=== What you have to do ===
Below, find the line containing "Write the React, TypeScript" and the line containing "Chart.register(...registerables);"; reproduce exactly those two and every line between them, omitting pictures.

=== Records for processing ===
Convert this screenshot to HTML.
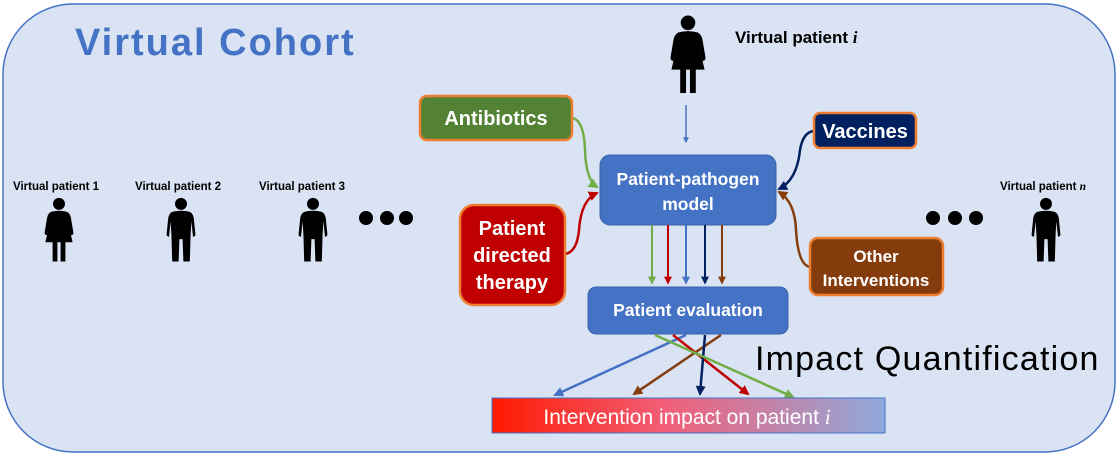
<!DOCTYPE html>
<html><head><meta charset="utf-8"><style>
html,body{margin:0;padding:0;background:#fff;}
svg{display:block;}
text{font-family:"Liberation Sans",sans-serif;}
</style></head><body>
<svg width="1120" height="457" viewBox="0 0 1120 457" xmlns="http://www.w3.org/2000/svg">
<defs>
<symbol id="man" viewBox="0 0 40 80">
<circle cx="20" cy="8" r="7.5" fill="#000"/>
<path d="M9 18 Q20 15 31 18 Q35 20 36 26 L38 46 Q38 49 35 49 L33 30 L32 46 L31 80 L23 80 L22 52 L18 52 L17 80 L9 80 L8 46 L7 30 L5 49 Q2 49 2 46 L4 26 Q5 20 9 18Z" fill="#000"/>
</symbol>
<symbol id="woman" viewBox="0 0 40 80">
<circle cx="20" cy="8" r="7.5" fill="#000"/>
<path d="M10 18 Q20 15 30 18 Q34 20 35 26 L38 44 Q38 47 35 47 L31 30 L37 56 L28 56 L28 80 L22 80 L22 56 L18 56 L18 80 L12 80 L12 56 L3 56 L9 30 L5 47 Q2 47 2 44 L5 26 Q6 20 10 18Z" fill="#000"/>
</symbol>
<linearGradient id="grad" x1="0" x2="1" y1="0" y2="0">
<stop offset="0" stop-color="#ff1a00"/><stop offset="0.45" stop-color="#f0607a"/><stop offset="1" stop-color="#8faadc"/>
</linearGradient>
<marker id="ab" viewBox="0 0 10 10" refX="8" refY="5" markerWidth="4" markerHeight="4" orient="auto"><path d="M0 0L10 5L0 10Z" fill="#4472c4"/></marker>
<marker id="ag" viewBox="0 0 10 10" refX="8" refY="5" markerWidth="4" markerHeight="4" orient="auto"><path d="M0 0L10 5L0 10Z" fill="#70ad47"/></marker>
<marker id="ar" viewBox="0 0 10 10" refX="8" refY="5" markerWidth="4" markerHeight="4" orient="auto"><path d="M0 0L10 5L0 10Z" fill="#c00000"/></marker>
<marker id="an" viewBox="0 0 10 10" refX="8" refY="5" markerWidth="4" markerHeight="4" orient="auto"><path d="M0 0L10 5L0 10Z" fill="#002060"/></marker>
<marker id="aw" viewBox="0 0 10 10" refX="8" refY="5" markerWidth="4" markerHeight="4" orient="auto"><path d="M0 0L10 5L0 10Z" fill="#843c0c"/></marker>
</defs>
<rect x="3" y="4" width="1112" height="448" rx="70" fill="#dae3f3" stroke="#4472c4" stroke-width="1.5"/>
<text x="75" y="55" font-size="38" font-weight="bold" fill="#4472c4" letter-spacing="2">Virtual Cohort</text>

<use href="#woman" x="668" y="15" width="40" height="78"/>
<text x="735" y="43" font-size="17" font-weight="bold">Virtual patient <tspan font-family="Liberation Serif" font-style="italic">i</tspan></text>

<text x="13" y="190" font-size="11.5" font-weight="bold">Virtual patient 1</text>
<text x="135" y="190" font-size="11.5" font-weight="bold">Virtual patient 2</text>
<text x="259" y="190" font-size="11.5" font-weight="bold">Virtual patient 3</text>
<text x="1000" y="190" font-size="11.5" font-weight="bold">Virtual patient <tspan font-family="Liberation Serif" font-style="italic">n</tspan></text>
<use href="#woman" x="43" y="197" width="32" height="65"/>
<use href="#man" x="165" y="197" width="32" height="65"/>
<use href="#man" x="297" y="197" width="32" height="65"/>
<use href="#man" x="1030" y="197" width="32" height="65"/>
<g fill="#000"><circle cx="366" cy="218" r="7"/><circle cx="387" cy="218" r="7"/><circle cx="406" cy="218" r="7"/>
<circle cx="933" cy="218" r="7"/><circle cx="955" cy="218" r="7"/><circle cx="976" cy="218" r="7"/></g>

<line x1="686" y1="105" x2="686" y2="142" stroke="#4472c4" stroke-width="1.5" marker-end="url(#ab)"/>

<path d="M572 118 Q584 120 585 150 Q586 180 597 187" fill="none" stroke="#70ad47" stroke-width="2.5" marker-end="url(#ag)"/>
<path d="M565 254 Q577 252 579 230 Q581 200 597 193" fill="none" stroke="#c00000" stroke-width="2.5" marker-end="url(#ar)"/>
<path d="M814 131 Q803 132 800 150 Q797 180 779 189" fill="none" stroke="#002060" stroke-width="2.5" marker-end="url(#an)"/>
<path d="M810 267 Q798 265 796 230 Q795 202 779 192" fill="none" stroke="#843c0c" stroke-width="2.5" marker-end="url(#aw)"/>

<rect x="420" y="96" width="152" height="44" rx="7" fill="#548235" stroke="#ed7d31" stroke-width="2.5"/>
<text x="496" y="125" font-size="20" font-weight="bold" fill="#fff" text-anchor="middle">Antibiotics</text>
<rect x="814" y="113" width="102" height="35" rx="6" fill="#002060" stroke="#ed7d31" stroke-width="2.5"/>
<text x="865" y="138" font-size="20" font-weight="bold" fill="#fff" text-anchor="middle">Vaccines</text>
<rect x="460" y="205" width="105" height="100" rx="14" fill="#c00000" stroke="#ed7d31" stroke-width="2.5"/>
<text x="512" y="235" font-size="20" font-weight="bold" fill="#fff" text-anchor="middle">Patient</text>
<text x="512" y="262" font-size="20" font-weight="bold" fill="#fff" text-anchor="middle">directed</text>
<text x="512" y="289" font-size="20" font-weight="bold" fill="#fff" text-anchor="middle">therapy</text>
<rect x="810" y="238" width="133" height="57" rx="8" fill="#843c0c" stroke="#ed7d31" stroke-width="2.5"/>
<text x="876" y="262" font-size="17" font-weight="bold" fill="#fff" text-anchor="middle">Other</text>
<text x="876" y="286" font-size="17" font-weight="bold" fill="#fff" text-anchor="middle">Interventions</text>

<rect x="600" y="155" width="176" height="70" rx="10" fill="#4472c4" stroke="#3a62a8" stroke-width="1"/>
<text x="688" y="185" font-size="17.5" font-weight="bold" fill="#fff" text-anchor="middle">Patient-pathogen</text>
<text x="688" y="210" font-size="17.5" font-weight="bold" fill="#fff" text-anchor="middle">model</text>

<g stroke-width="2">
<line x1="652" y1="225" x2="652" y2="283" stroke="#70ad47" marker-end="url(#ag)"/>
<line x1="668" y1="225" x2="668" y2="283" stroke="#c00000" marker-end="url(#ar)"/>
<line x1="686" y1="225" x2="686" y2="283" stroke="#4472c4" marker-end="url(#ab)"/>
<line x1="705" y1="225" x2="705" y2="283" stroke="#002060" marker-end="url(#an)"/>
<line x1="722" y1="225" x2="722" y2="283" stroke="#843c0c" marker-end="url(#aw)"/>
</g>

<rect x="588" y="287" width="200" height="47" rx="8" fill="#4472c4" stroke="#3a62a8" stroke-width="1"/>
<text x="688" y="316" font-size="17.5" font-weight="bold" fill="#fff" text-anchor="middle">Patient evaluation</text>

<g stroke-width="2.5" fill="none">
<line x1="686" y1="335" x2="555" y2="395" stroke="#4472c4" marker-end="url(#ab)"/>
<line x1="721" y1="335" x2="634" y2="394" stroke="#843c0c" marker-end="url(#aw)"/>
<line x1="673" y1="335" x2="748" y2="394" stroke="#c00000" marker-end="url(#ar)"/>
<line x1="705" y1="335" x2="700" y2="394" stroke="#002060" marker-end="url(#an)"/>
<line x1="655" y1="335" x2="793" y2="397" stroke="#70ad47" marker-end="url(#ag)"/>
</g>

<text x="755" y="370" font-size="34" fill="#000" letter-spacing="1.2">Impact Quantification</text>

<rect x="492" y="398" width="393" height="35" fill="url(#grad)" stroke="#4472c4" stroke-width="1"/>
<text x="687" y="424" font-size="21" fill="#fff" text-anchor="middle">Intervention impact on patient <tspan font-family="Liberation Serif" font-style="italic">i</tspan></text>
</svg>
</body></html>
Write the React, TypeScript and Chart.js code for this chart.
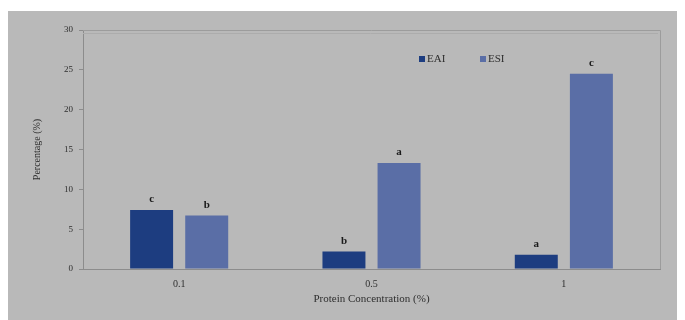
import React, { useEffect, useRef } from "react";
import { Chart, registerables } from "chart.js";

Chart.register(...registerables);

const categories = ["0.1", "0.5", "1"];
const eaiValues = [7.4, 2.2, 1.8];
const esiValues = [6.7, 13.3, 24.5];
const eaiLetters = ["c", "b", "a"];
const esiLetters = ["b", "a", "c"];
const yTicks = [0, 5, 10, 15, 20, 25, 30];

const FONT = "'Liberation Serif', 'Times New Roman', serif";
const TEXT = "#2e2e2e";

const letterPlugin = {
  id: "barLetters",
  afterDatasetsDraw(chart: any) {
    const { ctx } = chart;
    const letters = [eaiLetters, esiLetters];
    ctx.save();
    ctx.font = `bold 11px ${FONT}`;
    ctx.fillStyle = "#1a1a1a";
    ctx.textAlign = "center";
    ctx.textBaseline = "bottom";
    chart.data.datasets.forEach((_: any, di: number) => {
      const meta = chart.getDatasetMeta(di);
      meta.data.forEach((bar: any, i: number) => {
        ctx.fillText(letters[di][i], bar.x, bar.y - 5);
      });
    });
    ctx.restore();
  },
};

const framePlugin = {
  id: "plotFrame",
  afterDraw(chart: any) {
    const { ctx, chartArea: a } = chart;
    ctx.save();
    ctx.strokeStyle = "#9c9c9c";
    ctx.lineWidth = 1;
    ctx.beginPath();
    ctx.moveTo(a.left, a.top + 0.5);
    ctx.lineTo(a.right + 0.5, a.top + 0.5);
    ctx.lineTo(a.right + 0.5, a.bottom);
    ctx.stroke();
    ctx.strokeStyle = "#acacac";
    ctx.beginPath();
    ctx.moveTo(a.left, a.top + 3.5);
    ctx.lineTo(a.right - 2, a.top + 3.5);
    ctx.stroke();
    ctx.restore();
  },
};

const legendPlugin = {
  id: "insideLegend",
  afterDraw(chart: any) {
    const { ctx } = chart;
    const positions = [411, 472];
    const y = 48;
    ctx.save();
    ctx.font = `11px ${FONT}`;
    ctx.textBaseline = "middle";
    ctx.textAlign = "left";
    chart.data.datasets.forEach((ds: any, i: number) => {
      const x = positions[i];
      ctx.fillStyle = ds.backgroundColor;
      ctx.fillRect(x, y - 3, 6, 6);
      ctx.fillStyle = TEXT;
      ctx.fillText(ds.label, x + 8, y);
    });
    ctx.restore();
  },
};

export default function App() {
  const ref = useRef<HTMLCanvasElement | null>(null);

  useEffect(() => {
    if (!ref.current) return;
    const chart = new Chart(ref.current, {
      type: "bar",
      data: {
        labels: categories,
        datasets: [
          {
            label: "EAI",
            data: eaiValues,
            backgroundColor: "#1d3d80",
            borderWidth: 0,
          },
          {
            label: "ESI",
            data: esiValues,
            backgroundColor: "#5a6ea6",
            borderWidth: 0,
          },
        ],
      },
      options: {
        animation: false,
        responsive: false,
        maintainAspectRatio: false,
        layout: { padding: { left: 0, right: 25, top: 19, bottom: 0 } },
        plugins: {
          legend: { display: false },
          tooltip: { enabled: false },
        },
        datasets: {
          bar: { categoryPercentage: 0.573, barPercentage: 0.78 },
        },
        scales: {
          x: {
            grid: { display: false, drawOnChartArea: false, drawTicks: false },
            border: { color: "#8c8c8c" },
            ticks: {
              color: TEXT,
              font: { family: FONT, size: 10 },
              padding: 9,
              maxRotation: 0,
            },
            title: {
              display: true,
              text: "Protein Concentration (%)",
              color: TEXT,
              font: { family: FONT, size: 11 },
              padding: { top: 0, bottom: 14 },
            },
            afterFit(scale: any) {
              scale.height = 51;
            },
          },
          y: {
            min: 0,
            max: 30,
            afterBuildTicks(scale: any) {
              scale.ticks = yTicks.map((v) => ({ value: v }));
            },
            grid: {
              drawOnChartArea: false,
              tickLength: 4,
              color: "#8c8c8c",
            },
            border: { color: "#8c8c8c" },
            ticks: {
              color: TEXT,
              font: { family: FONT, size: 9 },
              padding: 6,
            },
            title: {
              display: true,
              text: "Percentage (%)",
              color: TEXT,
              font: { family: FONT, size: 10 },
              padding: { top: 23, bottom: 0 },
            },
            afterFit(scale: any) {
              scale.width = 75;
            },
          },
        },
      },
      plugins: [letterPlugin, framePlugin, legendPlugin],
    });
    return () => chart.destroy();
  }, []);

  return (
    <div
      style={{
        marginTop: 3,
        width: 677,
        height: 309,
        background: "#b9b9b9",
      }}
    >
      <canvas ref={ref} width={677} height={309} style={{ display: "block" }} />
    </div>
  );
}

=== Response to this task ===
Write the React, TypeScript and Chart.js code for this chart.
import React, { useEffect, useRef } from "react";
import { Chart, registerables } from "chart.js";

Chart.register(...registerables);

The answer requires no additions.